TypeError: concat() got an unexpected keyword argument 'sort'

Have you fixed it?


(Joe) #15

Does anyone get this deprecation warning when running the lesson3 Rossman notebook?

<UserWarning: nn.functional.sigmoid is deprecated. Use torch.sigmoid instead.>

The learner still seems to work but its difficult to view results int the cell.

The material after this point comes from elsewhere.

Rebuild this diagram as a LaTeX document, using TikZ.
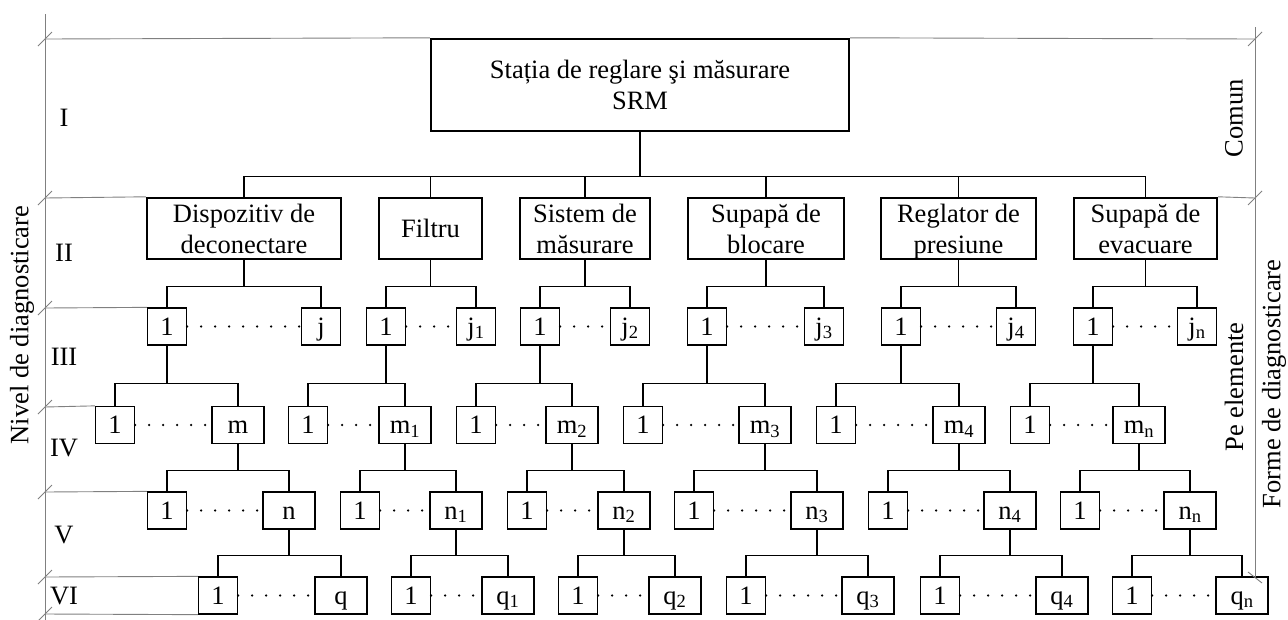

I’m also still struggling with the pandas dataframe summary issue still.

Any suggestions welcome.


(Joe) #16

Just an update, downgrading pandas to 0.22 worked for we with the pandas_summary view


(Joe) #17

Final update on this!

Quick fix but to stop warnings disappearing I simply added in:

<import warnings
warnings.filterwarnings("ignore") >

I’m guessing there will be a fix for this in the future?


#18

I successfully followed this fix - https://stackoverflow.com/questions/50554428/exception-with-pandas-on-secondary-computer

You also need to change this 2 lines down:

change: if common.is_numeric_dtype(self.df[c])])
to: if types.is_numeric_dtype(self.df[c])])

It displays the table summaries but precedes it with a Pandas Future Warning.